--- Start ---
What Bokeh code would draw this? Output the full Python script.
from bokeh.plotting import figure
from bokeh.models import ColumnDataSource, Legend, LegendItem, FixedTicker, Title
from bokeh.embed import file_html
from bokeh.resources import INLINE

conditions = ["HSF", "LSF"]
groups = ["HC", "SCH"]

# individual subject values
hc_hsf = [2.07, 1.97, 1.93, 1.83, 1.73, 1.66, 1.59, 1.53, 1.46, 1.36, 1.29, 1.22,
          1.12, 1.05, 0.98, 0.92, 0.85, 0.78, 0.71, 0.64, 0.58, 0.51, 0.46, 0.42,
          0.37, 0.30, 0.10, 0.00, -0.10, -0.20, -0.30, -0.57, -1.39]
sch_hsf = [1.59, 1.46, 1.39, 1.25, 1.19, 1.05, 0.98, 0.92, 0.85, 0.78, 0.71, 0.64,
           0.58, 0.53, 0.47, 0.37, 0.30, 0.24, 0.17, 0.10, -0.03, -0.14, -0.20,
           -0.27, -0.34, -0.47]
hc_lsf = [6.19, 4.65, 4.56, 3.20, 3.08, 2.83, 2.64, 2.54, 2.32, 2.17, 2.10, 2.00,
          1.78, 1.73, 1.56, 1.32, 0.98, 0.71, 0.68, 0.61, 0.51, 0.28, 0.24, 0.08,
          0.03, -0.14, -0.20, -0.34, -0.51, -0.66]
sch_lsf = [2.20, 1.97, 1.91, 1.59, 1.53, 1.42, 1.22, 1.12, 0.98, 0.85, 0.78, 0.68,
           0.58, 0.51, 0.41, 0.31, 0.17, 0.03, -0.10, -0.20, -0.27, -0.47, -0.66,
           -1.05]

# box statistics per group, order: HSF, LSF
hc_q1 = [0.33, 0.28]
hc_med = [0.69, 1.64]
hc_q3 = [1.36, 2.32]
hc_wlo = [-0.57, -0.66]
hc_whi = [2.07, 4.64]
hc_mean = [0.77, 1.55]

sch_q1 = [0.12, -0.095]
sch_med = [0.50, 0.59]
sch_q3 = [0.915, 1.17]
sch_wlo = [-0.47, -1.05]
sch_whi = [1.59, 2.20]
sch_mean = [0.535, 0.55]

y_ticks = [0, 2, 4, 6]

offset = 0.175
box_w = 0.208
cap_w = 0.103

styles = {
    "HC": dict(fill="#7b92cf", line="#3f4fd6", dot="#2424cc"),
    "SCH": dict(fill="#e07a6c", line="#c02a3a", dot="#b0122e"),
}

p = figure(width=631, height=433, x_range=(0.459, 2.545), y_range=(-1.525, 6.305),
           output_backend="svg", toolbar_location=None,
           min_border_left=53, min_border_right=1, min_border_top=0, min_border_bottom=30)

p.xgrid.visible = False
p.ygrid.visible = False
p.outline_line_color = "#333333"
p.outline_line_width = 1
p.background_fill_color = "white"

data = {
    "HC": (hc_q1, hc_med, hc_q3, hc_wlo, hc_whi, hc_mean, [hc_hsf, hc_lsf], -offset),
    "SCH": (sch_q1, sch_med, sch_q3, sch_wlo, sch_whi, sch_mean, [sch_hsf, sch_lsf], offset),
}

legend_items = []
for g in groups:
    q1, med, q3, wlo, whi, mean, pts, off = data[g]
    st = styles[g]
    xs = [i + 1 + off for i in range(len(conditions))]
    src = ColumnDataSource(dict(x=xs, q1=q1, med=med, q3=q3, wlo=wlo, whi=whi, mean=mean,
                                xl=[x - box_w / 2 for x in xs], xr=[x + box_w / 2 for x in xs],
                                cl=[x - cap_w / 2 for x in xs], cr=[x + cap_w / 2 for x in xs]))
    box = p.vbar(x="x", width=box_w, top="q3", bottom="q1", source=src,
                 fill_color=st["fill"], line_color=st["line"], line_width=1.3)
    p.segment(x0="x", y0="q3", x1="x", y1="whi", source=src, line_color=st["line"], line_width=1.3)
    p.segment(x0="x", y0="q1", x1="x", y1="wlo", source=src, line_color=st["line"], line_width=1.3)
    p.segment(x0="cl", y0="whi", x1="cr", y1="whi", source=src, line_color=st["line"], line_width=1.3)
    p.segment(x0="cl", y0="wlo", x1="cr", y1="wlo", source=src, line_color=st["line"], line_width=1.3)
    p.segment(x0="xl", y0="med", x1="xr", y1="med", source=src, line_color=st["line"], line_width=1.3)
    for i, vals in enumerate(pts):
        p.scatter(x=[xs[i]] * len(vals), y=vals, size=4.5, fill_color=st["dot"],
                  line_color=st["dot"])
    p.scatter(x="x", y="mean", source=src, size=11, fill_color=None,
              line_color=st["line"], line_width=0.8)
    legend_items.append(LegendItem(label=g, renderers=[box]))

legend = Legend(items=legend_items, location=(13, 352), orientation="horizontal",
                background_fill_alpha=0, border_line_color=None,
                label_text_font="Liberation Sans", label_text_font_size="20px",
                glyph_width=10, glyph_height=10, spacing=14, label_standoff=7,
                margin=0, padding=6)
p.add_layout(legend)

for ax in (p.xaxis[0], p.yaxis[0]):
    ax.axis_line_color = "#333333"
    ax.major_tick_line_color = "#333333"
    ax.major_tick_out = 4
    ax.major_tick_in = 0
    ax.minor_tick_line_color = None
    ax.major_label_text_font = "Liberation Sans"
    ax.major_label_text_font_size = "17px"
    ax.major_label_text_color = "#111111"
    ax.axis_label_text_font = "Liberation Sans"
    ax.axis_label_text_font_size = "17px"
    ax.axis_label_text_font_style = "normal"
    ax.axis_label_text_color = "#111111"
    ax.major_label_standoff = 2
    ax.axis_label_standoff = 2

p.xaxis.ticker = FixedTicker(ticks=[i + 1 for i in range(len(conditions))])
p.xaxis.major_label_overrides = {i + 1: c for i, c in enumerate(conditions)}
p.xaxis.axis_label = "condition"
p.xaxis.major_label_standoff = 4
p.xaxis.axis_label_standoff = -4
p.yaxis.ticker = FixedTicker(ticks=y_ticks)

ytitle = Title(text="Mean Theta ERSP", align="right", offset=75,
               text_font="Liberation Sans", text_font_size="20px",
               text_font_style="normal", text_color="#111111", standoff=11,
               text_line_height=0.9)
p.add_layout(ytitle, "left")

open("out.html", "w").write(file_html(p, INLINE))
--- End ---
▸ **Problem requirements**:
Go through the listing and print each line exactly as it appears.

▸ **Complete response**:
What Bokeh code would draw this? Output the full Python script.
from bokeh.plotting import figure
from bokeh.models import ColumnDataSource, Legend, LegendItem, FixedTicker, Title
from bokeh.embed import file_html
from bokeh.resources import INLINE

conditions = ["HSF", "LSF"]
groups = ["HC", "SCH"]

# individual subject values
hc_hsf = [2.07, 1.97, 1.93, 1.83, 1.73, 1.66, 1.59, 1.53, 1.46, 1.36, 1.29, 1.22,
          1.12, 1.05, 0.98, 0.92, 0.85, 0.78, 0.71, 0.64, 0.58, 0.51, 0.46, 0.42,
          0.37, 0.30, 0.10, 0.00, -0.10, -0.20, -0.30, -0.57, -1.39]
sch_hsf = [1.59, 1.46, 1.39, 1.25, 1.19, 1.05, 0.98, 0.92, 0.85, 0.78, 0.71, 0.64,
           0.58, 0.53, 0.47, 0.37, 0.30, 0.24, 0.17, 0.10, -0.03, -0.14, -0.20,
           -0.27, -0.34, -0.47]
hc_lsf = [6.19, 4.65, 4.56, 3.20, 3.08, 2.83, 2.64, 2.54, 2.32, 2.17, 2.10, 2.00,
          1.78, 1.73, 1.56, 1.32, 0.98, 0.71, 0.68, 0.61, 0.51, 0.28, 0.24, 0.08,
          0.03, -0.14, -0.20, -0.34, -0.51, -0.66]
sch_lsf = [2.20, 1.97, 1.91, 1.59, 1.53, 1.42, 1.22, 1.12, 0.98, 0.85, 0.78, 0.68,
           0.58, 0.51, 0.41, 0.31, 0.17, 0.03, -0.10, -0.20, -0.27, -0.47, -0.66,
           -1.05]

# box statistics per group, order: HSF, LSF
hc_q1 = [0.33, 0.28]
hc_med = [0.69, 1.64]
hc_q3 = [1.36, 2.32]
hc_wlo = [-0.57, -0.66]
hc_whi = [2.07, 4.64]
hc_mean = [0.77, 1.55]

sch_q1 = [0.12, -0.095]
sch_med = [0.50, 0.59]
sch_q3 = [0.915, 1.17]
sch_wlo = [-0.47, -1.05]
sch_whi = [1.59, 2.20]
sch_mean = [0.535, 0.55]

y_ticks = [0, 2, 4, 6]

offset = 0.175
box_w = 0.208
cap_w = 0.103

styles = {
    "HC": dict(fill="#7b92cf", line="#3f4fd6", dot="#2424cc"),
    "SCH": dict(fill="#e07a6c", line="#c02a3a", dot="#b0122e"),
}

p = figure(width=631, height=433, x_range=(0.459, 2.545), y_range=(-1.525, 6.305),
           output_backend="svg", toolbar_location=None,
           min_border_left=53, min_border_right=1, min_border_top=0, min_border_bottom=30)

p.xgrid.visible = False
p.ygrid.visible = False
p.outline_line_color = "#333333"
p.outline_line_width = 1
p.background_fill_color = "white"

data = {
    "HC": (hc_q1, hc_med, hc_q3, hc_wlo, hc_whi, hc_mean, [hc_hsf, hc_lsf], -offset),
    "SCH": (sch_q1, sch_med, sch_q3, sch_wlo, sch_whi, sch_mean, [sch_hsf, sch_lsf], offset),
}

legend_items = []
for g in groups:
    q1, med, q3, wlo, whi, mean, pts, off = data[g]
    st = styles[g]
    xs = [i + 1 + off for i in range(len(conditions))]
    src = ColumnDataSource(dict(x=xs, q1=q1, med=med, q3=q3, wlo=wlo, whi=whi, mean=mean,
                                xl=[x - box_w / 2 for x in xs], xr=[x + box_w / 2 for x in xs],
                                cl=[x - cap_w / 2 for x in xs], cr=[x + cap_w / 2 for x in xs]))
    box = p.vbar(x="x", width=box_w, top="q3", bottom="q1", source=src,
                 fill_color=st["fill"], line_color=st["line"], line_width=1.3)
    p.segment(x0="x", y0="q3", x1="x", y1="whi", source=src, line_color=st["line"], line_width=1.3)
    p.segment(x0="x", y0="q1", x1="x", y1="wlo", source=src, line_color=st["line"], line_width=1.3)
    p.segment(x0="cl", y0="whi", x1="cr", y1="whi", source=src, line_color=st["line"], line_width=1.3)
    p.segment(x0="cl", y0="wlo", x1="cr", y1="wlo", source=src, line_color=st["line"], line_width=1.3)
    p.segment(x0="xl", y0="med", x1="xr", y1="med", source=src, line_color=st["line"], line_width=1.3)
    for i, vals in enumerate(pts):
        p.scatter(x=[xs[i]] * len(vals), y=vals, size=4.5, fill_color=st["dot"],
                  line_color=st["dot"])
    p.scatter(x="x", y="mean", source=src, size=11, fill_color=None,
              line_color=st["line"], line_width=0.8)
    legend_items.append(LegendItem(label=g, renderers=[box]))

legend = Legend(items=legend_items, location=(13, 352), orientation="horizontal",
                background_fill_alpha=0, border_line_color=None,
                label_text_font="Liberation Sans", label_text_font_size="20px",
                glyph_width=10, glyph_height=10, spacing=14, label_standoff=7,
                margin=0, padding=6)
p.add_layout(legend)

for ax in (p.xaxis[0], p.yaxis[0]):
    ax.axis_line_color = "#333333"
    ax.major_tick_line_color = "#333333"
    ax.major_tick_out = 4
    ax.major_tick_in = 0
    ax.minor_tick_line_color = None
    ax.major_label_text_font = "Liberation Sans"
    ax.major_label_text_font_size = "17px"
    ax.major_label_text_color = "#111111"
    ax.axis_label_text_font = "Liberation Sans"
    ax.axis_label_text_font_size = "17px"
    ax.axis_label_text_font_style = "normal"
    ax.axis_label_text_color = "#111111"
    ax.major_label_standoff = 2
    ax.axis_label_standoff = 2

p.xaxis.ticker = FixedTicker(ticks=[i + 1 for i in range(len(conditions))])
p.xaxis.major_label_overrides = {i + 1: c for i, c in enumerate(conditions)}
p.xaxis.axis_label = "condition"
p.xaxis.major_label_standoff = 4
p.xaxis.axis_label_standoff = -4
p.yaxis.ticker = FixedTicker(ticks=y_ticks)

ytitle = Title(text="Mean Theta ERSP", align="right", offset=75,
               text_font="Liberation Sans", text_font_size="20px",
               text_font_style="normal", text_color="#111111", standoff=11,
               text_line_height=0.9)
p.add_layout(ytitle, "left")

open("out.html", "w").write(file_html(p, INLINE))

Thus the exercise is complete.